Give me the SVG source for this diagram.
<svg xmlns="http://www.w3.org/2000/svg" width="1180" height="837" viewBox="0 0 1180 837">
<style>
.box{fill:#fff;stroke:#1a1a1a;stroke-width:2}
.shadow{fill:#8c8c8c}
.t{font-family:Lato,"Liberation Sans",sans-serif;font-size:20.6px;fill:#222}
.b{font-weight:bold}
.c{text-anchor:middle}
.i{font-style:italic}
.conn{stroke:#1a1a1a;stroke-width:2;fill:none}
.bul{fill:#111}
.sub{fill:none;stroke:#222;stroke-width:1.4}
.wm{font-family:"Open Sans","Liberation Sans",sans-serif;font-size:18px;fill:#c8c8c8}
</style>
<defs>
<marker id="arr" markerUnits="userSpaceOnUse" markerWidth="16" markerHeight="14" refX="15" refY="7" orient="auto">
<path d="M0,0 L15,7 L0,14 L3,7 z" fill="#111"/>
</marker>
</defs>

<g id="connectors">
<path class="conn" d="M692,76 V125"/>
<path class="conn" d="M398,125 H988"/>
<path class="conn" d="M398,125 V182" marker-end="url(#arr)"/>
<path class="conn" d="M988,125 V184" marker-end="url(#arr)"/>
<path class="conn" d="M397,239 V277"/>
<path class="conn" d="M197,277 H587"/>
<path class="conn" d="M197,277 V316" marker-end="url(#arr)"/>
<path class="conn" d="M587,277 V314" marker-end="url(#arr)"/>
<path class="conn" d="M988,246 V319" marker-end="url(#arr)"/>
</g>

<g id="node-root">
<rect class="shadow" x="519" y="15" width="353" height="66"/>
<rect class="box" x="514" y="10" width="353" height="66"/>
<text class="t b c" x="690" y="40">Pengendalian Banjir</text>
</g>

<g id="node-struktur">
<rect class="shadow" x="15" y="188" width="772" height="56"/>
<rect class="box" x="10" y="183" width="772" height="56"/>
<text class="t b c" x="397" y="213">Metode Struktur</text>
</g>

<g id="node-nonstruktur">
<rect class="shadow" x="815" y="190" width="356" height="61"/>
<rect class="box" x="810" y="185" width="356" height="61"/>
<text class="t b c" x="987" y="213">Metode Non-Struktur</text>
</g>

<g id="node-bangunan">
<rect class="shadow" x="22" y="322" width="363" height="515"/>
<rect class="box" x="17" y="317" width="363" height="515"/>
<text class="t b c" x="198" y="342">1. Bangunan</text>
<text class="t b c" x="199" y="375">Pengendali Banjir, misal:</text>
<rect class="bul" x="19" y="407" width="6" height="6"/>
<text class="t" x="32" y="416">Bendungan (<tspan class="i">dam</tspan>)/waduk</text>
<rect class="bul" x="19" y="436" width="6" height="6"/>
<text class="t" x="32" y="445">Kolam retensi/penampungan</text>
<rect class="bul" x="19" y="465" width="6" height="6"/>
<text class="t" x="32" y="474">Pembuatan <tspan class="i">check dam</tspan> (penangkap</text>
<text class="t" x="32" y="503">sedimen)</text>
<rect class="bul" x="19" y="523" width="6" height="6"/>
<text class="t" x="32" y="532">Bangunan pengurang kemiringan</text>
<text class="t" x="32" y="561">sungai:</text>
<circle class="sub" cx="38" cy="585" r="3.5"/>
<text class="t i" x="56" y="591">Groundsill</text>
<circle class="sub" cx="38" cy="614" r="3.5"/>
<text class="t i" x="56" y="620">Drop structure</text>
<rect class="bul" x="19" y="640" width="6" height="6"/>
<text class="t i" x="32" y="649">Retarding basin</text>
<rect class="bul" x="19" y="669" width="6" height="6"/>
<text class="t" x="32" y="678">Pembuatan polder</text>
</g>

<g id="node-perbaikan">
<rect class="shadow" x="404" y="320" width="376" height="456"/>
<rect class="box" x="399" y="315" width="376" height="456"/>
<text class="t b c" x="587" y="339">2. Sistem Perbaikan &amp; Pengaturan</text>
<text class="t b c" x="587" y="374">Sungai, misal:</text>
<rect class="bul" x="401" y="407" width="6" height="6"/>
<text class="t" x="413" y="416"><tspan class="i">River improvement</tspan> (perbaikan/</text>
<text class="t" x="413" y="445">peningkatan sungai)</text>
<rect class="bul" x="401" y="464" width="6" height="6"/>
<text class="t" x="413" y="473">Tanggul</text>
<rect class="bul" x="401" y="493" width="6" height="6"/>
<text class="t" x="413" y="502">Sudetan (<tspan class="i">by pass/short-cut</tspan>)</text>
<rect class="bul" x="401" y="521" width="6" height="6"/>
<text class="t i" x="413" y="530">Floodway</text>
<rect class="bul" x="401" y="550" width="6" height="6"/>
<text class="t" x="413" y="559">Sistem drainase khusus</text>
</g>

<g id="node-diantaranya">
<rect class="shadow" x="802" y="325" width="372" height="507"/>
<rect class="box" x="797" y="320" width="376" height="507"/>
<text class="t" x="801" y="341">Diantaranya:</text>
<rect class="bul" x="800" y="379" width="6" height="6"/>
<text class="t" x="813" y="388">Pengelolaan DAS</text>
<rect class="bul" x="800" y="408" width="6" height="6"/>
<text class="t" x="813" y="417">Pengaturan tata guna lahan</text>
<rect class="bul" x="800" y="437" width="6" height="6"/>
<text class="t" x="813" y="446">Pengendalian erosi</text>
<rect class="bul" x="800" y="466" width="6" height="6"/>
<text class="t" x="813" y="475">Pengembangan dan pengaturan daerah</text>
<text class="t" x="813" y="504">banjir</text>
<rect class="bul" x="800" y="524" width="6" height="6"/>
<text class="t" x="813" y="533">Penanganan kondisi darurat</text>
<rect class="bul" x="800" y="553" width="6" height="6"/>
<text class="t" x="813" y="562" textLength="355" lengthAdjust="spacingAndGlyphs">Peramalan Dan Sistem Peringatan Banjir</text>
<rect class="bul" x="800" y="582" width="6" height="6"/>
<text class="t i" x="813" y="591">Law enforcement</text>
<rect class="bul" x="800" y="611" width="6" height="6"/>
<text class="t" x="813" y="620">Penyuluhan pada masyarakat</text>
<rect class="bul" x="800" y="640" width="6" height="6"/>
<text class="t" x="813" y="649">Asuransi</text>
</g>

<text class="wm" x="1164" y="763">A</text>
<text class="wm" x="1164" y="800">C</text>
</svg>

- - -

Directions ▸ Transcribe the material above word for word.

Solution ▸
Give me the SVG source for this diagram.
<svg xmlns="http://www.w3.org/2000/svg" width="1180" height="837" viewBox="0 0 1180 837">
<style>
.box{fill:#fff;stroke:#1a1a1a;stroke-width:2}
.shadow{fill:#8c8c8c}
.t{font-family:Lato,"Liberation Sans",sans-serif;font-size:20.6px;fill:#222}
.b{font-weight:bold}
.c{text-anchor:middle}
.i{font-style:italic}
.conn{stroke:#1a1a1a;stroke-width:2;fill:none}
.bul{fill:#111}
.sub{fill:none;stroke:#222;stroke-width:1.4}
.wm{font-family:"Open Sans","Liberation Sans",sans-serif;font-size:18px;fill:#c8c8c8}
</style>
<defs>
<marker id="arr" markerUnits="userSpaceOnUse" markerWidth="16" markerHeight="14" refX="15" refY="7" orient="auto">
<path d="M0,0 L15,7 L0,14 L3,7 z" fill="#111"/>
</marker>
</defs>

<g id="connectors">
<path class="conn" d="M692,76 V125"/>
<path class="conn" d="M398,125 H988"/>
<path class="conn" d="M398,125 V182" marker-end="url(#arr)"/>
<path class="conn" d="M988,125 V184" marker-end="url(#arr)"/>
<path class="conn" d="M397,239 V277"/>
<path class="conn" d="M197,277 H587"/>
<path class="conn" d="M197,277 V316" marker-end="url(#arr)"/>
<path class="conn" d="M587,277 V314" marker-end="url(#arr)"/>
<path class="conn" d="M988,246 V319" marker-end="url(#arr)"/>
</g>

<g id="node-root">
<rect class="shadow" x="519" y="15" width="353" height="66"/>
<rect class="box" x="514" y="10" width="353" height="66"/>
<text class="t b c" x="690" y="40">Pengendalian Banjir</text>
</g>

<g id="node-struktur">
<rect class="shadow" x="15" y="188" width="772" height="56"/>
<rect class="box" x="10" y="183" width="772" height="56"/>
<text class="t b c" x="397" y="213">Metode Struktur</text>
</g>

<g id="node-nonstruktur">
<rect class="shadow" x="815" y="190" width="356" height="61"/>
<rect class="box" x="810" y="185" width="356" height="61"/>
<text class="t b c" x="987" y="213">Metode Non-Struktur</text>
</g>

<g id="node-bangunan">
<rect class="shadow" x="22" y="322" width="363" height="515"/>
<rect class="box" x="17" y="317" width="363" height="515"/>
<text class="t b c" x="198" y="342">1. Bangunan</text>
<text class="t b c" x="199" y="375">Pengendali Banjir, misal:</text>
<rect class="bul" x="19" y="407" width="6" height="6"/>
<text class="t" x="32" y="416">Bendungan (<tspan class="i">dam</tspan>)/waduk</text>
<rect class="bul" x="19" y="436" width="6" height="6"/>
<text class="t" x="32" y="445">Kolam retensi/penampungan</text>
<rect class="bul" x="19" y="465" width="6" height="6"/>
<text class="t" x="32" y="474">Pembuatan <tspan class="i">check dam</tspan> (penangkap</text>
<text class="t" x="32" y="503">sedimen)</text>
<rect class="bul" x="19" y="523" width="6" height="6"/>
<text class="t" x="32" y="532">Bangunan pengurang kemiringan</text>
<text class="t" x="32" y="561">sungai:</text>
<circle class="sub" cx="38" cy="585" r="3.5"/>
<text class="t i" x="56" y="591">Groundsill</text>
<circle class="sub" cx="38" cy="614" r="3.5"/>
<text class="t i" x="56" y="620">Drop structure</text>
<rect class="bul" x="19" y="640" width="6" height="6"/>
<text class="t i" x="32" y="649">Retarding basin</text>
<rect class="bul" x="19" y="669" width="6" height="6"/>
<text class="t" x="32" y="678">Pembuatan polder</text>
</g>

<g id="node-perbaikan">
<rect class="shadow" x="404" y="320" width="376" height="456"/>
<rect class="box" x="399" y="315" width="376" height="456"/>
<text class="t b c" x="587" y="339">2. Sistem Perbaikan &amp; Pengaturan</text>
<text class="t b c" x="587" y="374">Sungai, misal:</text>
<rect class="bul" x="401" y="407" width="6" height="6"/>
<text class="t" x="413" y="416"><tspan class="i">River improvement</tspan> (perbaikan/</text>
<text class="t" x="413" y="445">peningkatan sungai)</text>
<rect class="bul" x="401" y="464" width="6" height="6"/>
<text class="t" x="413" y="473">Tanggul</text>
<rect class="bul" x="401" y="493" width="6" height="6"/>
<text class="t" x="413" y="502">Sudetan (<tspan class="i">by pass/short-cut</tspan>)</text>
<rect class="bul" x="401" y="521" width="6" height="6"/>
<text class="t i" x="413" y="530">Floodway</text>
<rect class="bul" x="401" y="550" width="6" height="6"/>
<text class="t" x="413" y="559">Sistem drainase khusus</text>
</g>

<g id="node-diantaranya">
<rect class="shadow" x="802" y="325" width="372" height="507"/>
<rect class="box" x="797" y="320" width="376" height="507"/>
<text class="t" x="801" y="341">Diantaranya:</text>
<rect class="bul" x="800" y="379" width="6" height="6"/>
<text class="t" x="813" y="388">Pengelolaan DAS</text>
<rect class="bul" x="800" y="408" width="6" height="6"/>
<text class="t" x="813" y="417">Pengaturan tata guna lahan</text>
<rect class="bul" x="800" y="437" width="6" height="6"/>
<text class="t" x="813" y="446">Pengendalian erosi</text>
<rect class="bul" x="800" y="466" width="6" height="6"/>
<text class="t" x="813" y="475">Pengembangan dan pengaturan daerah</text>
<text class="t" x="813" y="504">banjir</text>
<rect class="bul" x="800" y="524" width="6" height="6"/>
<text class="t" x="813" y="533">Penanganan kondisi darurat</text>
<rect class="bul" x="800" y="553" width="6" height="6"/>
<text class="t" x="813" y="562" textLength="355" lengthAdjust="spacingAndGlyphs">Peramalan Dan Sistem Peringatan Banjir</text>
<rect class="bul" x="800" y="582" width="6" height="6"/>
<text class="t i" x="813" y="591">Law enforcement</text>
<rect class="bul" x="800" y="611" width="6" height="6"/>
<text class="t" x="813" y="620">Penyuluhan pada masyarakat</text>
<rect class="bul" x="800" y="640" width="6" height="6"/>
<text class="t" x="813" y="649">Asuransi</text>
</g>

<text class="wm" x="1164" y="763">A</text>
<text class="wm" x="1164" y="800">C</text>
</svg>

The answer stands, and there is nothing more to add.